Written by an unknown author, Seven Taoist Masters is the story of six men and one woman who overcome tremendous hardships on the journey to self-mastery. These characters and their teacher, Want Ch'ung-yang , are all historical figures who lived in the Southern Sung and Yuan dynasties.
The novel brings to life the essentials of Taoist philosophy and practice, both through the instruction offered by Wang - on topics such as cultivation of mind and body, meditation techniques, and overcoming the four obstacles of anger, greed, lust, and drunkenness - and through the experience of characters.
While all road eventually lead to the experience of the Tao, each individual's path is unique, as is the adventure of each master in this book.
A training manual written in the form of a story, the book: 'SEVEN TAOIST MASTERS: A Folk Novel of China' (c. 1990) translated by Eva Wong, introduced the reader to a blend of myth and history to both entertain and teach, in the form of lectures, the Taoist philosophy of Wang Ch'ung-yang and Ch'iu Ch'ang-ch'un. History had recorded that the disciple "Ch'iu Ch'ang-ch'un was befriended by Kublai Khan and was appointed court high priest during the reign of the first Yu'an Emporer" (p.xvii). And Wang Ch'ung-yang lived during the Sung (1127-1279) and Yu'an (1271-1368) dynasties.
Wang Ch'ang-yang (the rebirth of yang, or the rejuvenation of mind & body) was regarded as one of the greatest patriarchs of the school of True Reality (or the school of Complete Reality) and his students, the seven Taoist masters, were of the Northern School of Taoism, that branch of Taoism which advocates the 'singular path', where enlightenment and immortality are achieved through meditation and chi-kung exercises, it is the closest to Buddhism and Ch'an meditation of the Taoist sects. Ch'iu Ch'ang-ch'un, one of the seven masters, founded the Lung-men (Dragon Gate)sect of Taoism.
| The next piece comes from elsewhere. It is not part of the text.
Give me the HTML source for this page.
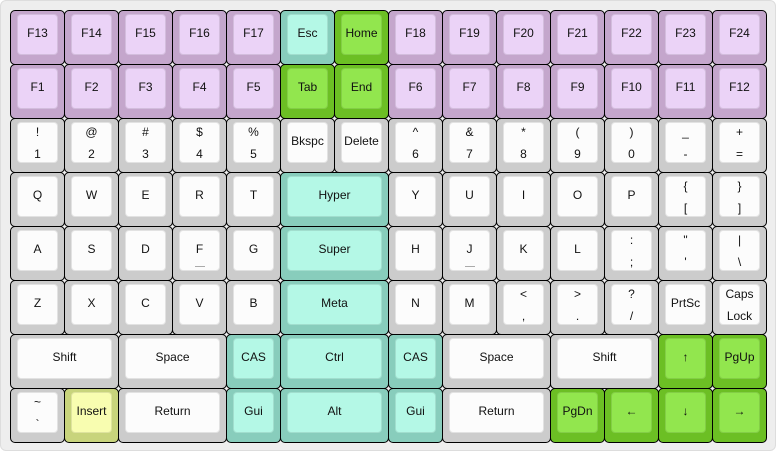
<!DOCTYPE html>
<html><head><meta charset="utf-8"><style>
*{margin:0;padding:0;box-sizing:border-box}
body{width:776px;height:452px;background:#fff;position:relative;overflow:hidden;font-family:"Liberation Sans",Arial,sans-serif;font-size:12px;color:#111}
#bg{position:absolute;left:0;top:0;width:776px;height:451px;background:#eee;border:1px solid #ddd;border-radius:6px}
.k{position:absolute;width:55px;height:55px;border:1px solid #000;border-radius:5px;background:#ccc}
.k b{position:absolute;left:6px;top:3px;right:6px;bottom:9px;border:1px solid rgba(0,0,0,0.1);border-radius:4px;background:#fcfcfc;font-weight:normal;display:flex;align-items:center;justify-content:center;text-align:center;line-height:22px;padding-bottom:3px}
.k i,.k u{position:absolute;left:0;right:0;text-align:center;font-style:normal;text-decoration:none;line-height:14px}
.k i{top:2px}.k u{top:24px}
.k s{position:absolute;left:50%;margin-left:-5px;top:35px;width:10px;height:1px;background:#aaa}
.p{background:#c4a6cc}.p b{background:#ebd3f7}
.m{background:#88cdbc}.m b{background:#b4f8e6}
.g{background:#6cbf24}.g b{background:#92e64e}
.y{background:#c8d47c}.y b{background:#f8fdb0}
.w{width:109px}
</style></head><body>
<div id="bg"></div>
<div class="k p" style="left:10px;top:10px"><b>F13</b></div>
<div class="k p" style="left:64px;top:10px"><b>F14</b></div>
<div class="k p" style="left:118px;top:10px"><b>F15</b></div>
<div class="k p" style="left:172px;top:10px"><b>F16</b></div>
<div class="k p" style="left:226px;top:10px"><b>F17</b></div>
<div class="k m" style="left:280px;top:10px"><b>Esc</b></div>
<div class="k g" style="left:334px;top:10px"><b>Home</b></div>
<div class="k p" style="left:388px;top:10px"><b>F18</b></div>
<div class="k p" style="left:442px;top:10px"><b>F19</b></div>
<div class="k p" style="left:496px;top:10px"><b>F20</b></div>
<div class="k p" style="left:550px;top:10px"><b>F21</b></div>
<div class="k p" style="left:604px;top:10px"><b>F22</b></div>
<div class="k p" style="left:658px;top:10px"><b>F23</b></div>
<div class="k p" style="left:712px;top:10px"><b>F24</b></div>
<div class="k p" style="left:10px;top:64px"><b>F1</b></div>
<div class="k p" style="left:64px;top:64px"><b>F2</b></div>
<div class="k p" style="left:118px;top:64px"><b>F3</b></div>
<div class="k p" style="left:172px;top:64px"><b>F4</b></div>
<div class="k p" style="left:226px;top:64px"><b>F5</b></div>
<div class="k g" style="left:280px;top:64px"><b>Tab</b></div>
<div class="k g" style="left:334px;top:64px"><b>End</b></div>
<div class="k p" style="left:388px;top:64px"><b>F6</b></div>
<div class="k p" style="left:442px;top:64px"><b>F7</b></div>
<div class="k p" style="left:496px;top:64px"><b>F8</b></div>
<div class="k p" style="left:550px;top:64px"><b>F9</b></div>
<div class="k p" style="left:604px;top:64px"><b>F10</b></div>
<div class="k p" style="left:658px;top:64px"><b>F11</b></div>
<div class="k p" style="left:712px;top:64px"><b>F12</b></div>
<div class="k" style="left:10px;top:118px"><b><i>!</i><u>1</u></b></div>
<div class="k" style="left:64px;top:118px"><b><i>@</i><u>2</u></b></div>
<div class="k" style="left:118px;top:118px"><b><i>#</i><u>3</u></b></div>
<div class="k" style="left:172px;top:118px"><b><i>$</i><u>4</u></b></div>
<div class="k" style="left:226px;top:118px"><b><i>%</i><u>5</u></b></div>
<div class="k" style="left:280px;top:118px"><b>Bkspc</b></div>
<div class="k" style="left:334px;top:118px"><b>Delete</b></div>
<div class="k" style="left:388px;top:118px"><b><i>^</i><u>6</u></b></div>
<div class="k" style="left:442px;top:118px"><b><i>&amp;</i><u>7</u></b></div>
<div class="k" style="left:496px;top:118px"><b><i>*</i><u>8</u></b></div>
<div class="k" style="left:550px;top:118px"><b><i>(</i><u>9</u></b></div>
<div class="k" style="left:604px;top:118px"><b><i>)</i><u>0</u></b></div>
<div class="k" style="left:658px;top:118px"><b><i>_</i><u>-</u></b></div>
<div class="k" style="left:712px;top:118px"><b><i>+</i><u>=</u></b></div>
<div class="k" style="left:10px;top:172px"><b>Q</b></div>
<div class="k" style="left:64px;top:172px"><b>W</b></div>
<div class="k" style="left:118px;top:172px"><b>E</b></div>
<div class="k" style="left:172px;top:172px"><b>R</b></div>
<div class="k" style="left:226px;top:172px"><b>T</b></div>
<div class="k m w" style="left:280px;top:172px"><b>Hyper</b></div>
<div class="k" style="left:388px;top:172px"><b>Y</b></div>
<div class="k" style="left:442px;top:172px"><b>U</b></div>
<div class="k" style="left:496px;top:172px"><b>I</b></div>
<div class="k" style="left:550px;top:172px"><b>O</b></div>
<div class="k" style="left:604px;top:172px"><b>P</b></div>
<div class="k" style="left:658px;top:172px"><b><i>{</i><u>[</u></b></div>
<div class="k" style="left:712px;top:172px"><b><i>}</i><u>]</u></b></div>
<div class="k" style="left:10px;top:226px"><b>A</b></div>
<div class="k" style="left:64px;top:226px"><b>S</b></div>
<div class="k" style="left:118px;top:226px"><b>D</b></div>
<div class="k" style="left:172px;top:226px"><b>F<s></s></b></div>
<div class="k" style="left:226px;top:226px"><b>G</b></div>
<div class="k m w" style="left:280px;top:226px"><b>Super</b></div>
<div class="k" style="left:388px;top:226px"><b>H</b></div>
<div class="k" style="left:442px;top:226px"><b>J<s></s></b></div>
<div class="k" style="left:496px;top:226px"><b>K</b></div>
<div class="k" style="left:550px;top:226px"><b>L</b></div>
<div class="k" style="left:604px;top:226px"><b><i>:</i><u>;</u></b></div>
<div class="k" style="left:658px;top:226px"><b><i>"</i><u>'</u></b></div>
<div class="k" style="left:712px;top:226px"><b><i>|</i><u>\</u></b></div>
<div class="k" style="left:10px;top:280px"><b>Z</b></div>
<div class="k" style="left:64px;top:280px"><b>X</b></div>
<div class="k" style="left:118px;top:280px"><b>C</b></div>
<div class="k" style="left:172px;top:280px"><b>V</b></div>
<div class="k" style="left:226px;top:280px"><b>B</b></div>
<div class="k m w" style="left:280px;top:280px"><b>Meta</b></div>
<div class="k" style="left:388px;top:280px"><b>N</b></div>
<div class="k" style="left:442px;top:280px"><b>M</b></div>
<div class="k" style="left:496px;top:280px"><b><i>&lt;</i><u>,</u></b></div>
<div class="k" style="left:550px;top:280px"><b><i>&gt;</i><u>.</u></b></div>
<div class="k" style="left:604px;top:280px"><b><i>?</i><u>/</u></b></div>
<div class="k" style="left:658px;top:280px"><b>PrtSc</b></div>
<div class="k" style="left:712px;top:280px"><b><i>Caps</i><u>Lock</u></b></div>
<div class="k w" style="left:10px;top:334px"><b>Shift</b></div>
<div class="k w" style="left:118px;top:334px"><b>Space</b></div>
<div class="k m" style="left:226px;top:334px"><b>CAS</b></div>
<div class="k m w" style="left:280px;top:334px"><b>Ctrl</b></div>
<div class="k m" style="left:388px;top:334px"><b>CAS</b></div>
<div class="k w" style="left:442px;top:334px"><b>Space</b></div>
<div class="k w" style="left:550px;top:334px"><b>Shift</b></div>
<div class="k g" style="left:658px;top:334px"><b>↑</b></div>
<div class="k g" style="left:712px;top:334px"><b>PgUp</b></div>
<div class="k" style="left:10px;top:388px"><b><i>~</i><u>`</u></b></div>
<div class="k y" style="left:64px;top:388px"><b>Insert</b></div>
<div class="k w" style="left:118px;top:388px"><b>Return</b></div>
<div class="k m" style="left:226px;top:388px"><b>Gui</b></div>
<div class="k m w" style="left:280px;top:388px"><b>Alt</b></div>
<div class="k m" style="left:388px;top:388px"><b>Gui</b></div>
<div class="k w" style="left:442px;top:388px"><b>Return</b></div>
<div class="k g" style="left:550px;top:388px"><b>PgDn</b></div>
<div class="k g" style="left:604px;top:388px"><b>←</b></div>
<div class="k g" style="left:658px;top:388px"><b>↓</b></div>
<div class="k g" style="left:712px;top:388px"><b>→</b></div>
</body></html>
SEVEN TAOIST MASTERS presentd a mix of myth and history in the most appealing way to the reader conforming to the Taoist pedagogy of story telling to instruct as more accessible in an intuitive reading than as analytic reading of a text. The main character, Wang Ch'ung-yang, was approached by two immortals, Lu and Chung-li Ch'uan, dressed as beggars, who had to convert mortals into Taoist immortals before the flowering of the immortal peach so that the Empress of Heaven wouldn't have to eat it alone. While Buddhism emphasizes reincarnation, Taoism strives for immortality, by means of internal alchemy, the actual transformation of body & soul through various Taoist efforts and personal sacrifices of the apprentice.
So in the SEVEN TAOIST MASTERS, the experiences of Wang Ch'ung-yang are used as a vehicle to describe the attitudes and situations for Taoist training and the obstacles usually encountered on the road to enlightenment. The seven Taoist masters each represent seven different approaches to the Tao, and each master must negotiate an obstacle in their own way on the path to enlightenment. In this particular theology of Taoism is the belief that destiny can be changed by the actions of people, reward and retribution will be given according to one's behaviour.
The book, SEVEN TAOIST MASTERS, contained a number of typographical and grammatical errors, such as "propserous" (p. 89), and "emerge" for merge throughout the work, and a number of ancient Chinese woodblock illustrations; yet overall, this is an excellent introduction to the Northern School of Taoism using a primer originally written for the training of Taoists priests. Also, please read TAOIST MASTER CHUANG (c. 2000) by Michael R. Saso, to gain further insight into the life and training of a Taoist disciple.